AT least 57 survivors of residential institutions have taken their lives in the past five years.
That's according to a survivors' group which is to press for enhanced counselling services for people dealing with the Residential Institutions Redress Board.
A man who apparently threw himself into the Liffey in Dublin last week is believed to have been the latest survivor of the industrial school system to take their own life.
Tony Tracy of Right of Place, a state-funded organisation set up to help and support survivors of institutional abuse, said there had been 76 suicides since 1999 and at least 57 in the past five years.
Describing the figures as "shocking", he said that the organisation would be raising the issue during a meeting with the Redress Board on Friday. "We feel that the line of questioning might be a bit harsh on certain people and maybe it has an affect on them," he added.
Up to 2000, the Cork-based organisation had documented 19 suicides by adults who had been in residential care.

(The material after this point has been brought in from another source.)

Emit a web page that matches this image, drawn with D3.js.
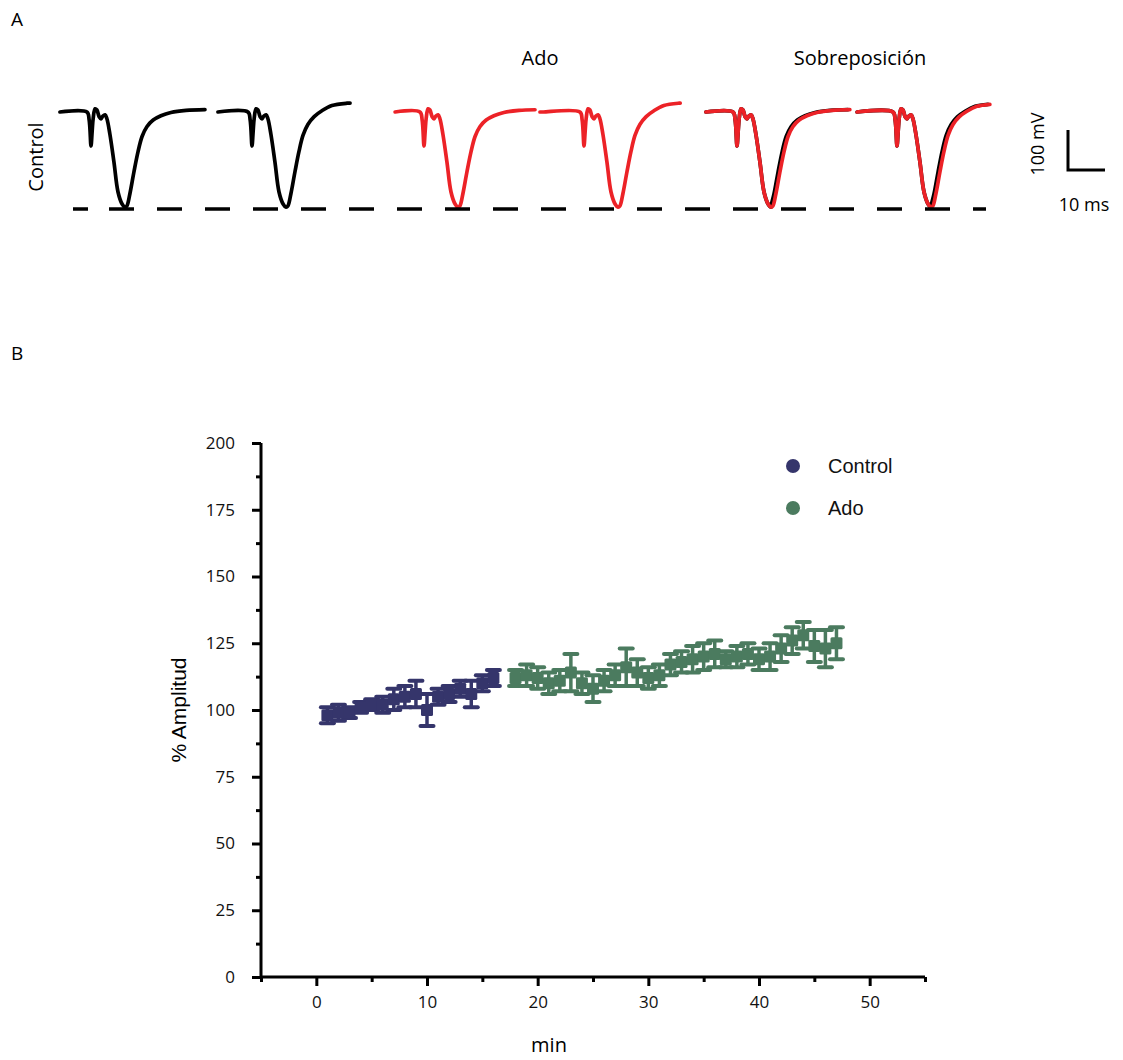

However, groups representing survivors say there has been a surge in the number of deaths in the past five years and point to the "cumulative affect" of possible childhood trauma and pressures later in life.
Some working in the area also have concerns about the personal pressures which many very vulnerable survivors feel in relation to the compensation they receive, or hope to receive, through the Redress Board.
The average size of awards being paid to victims is currently ?78,000 and the Redress Board anticipates it will receive between 7,500 and 8,000 claims when the three-year period for applications to the scheme closes on December 15.
Anthony 'Mousey' Delaney, a former resident of St Joseph's Industrial School in Letterfrack, Co Galway, is believed to have taken his own life last Tuesday by throwing himself into the Liffey.
Mr Delaney had visited a drop-in centre run by the National Office for Victims of Abuse (NOVA) that day.
Legislation prevents the Redress Board from commenting on individual cases. However, a spokesperson for the Department of Education said counselling services were available for survivors through the state-funded NOVA.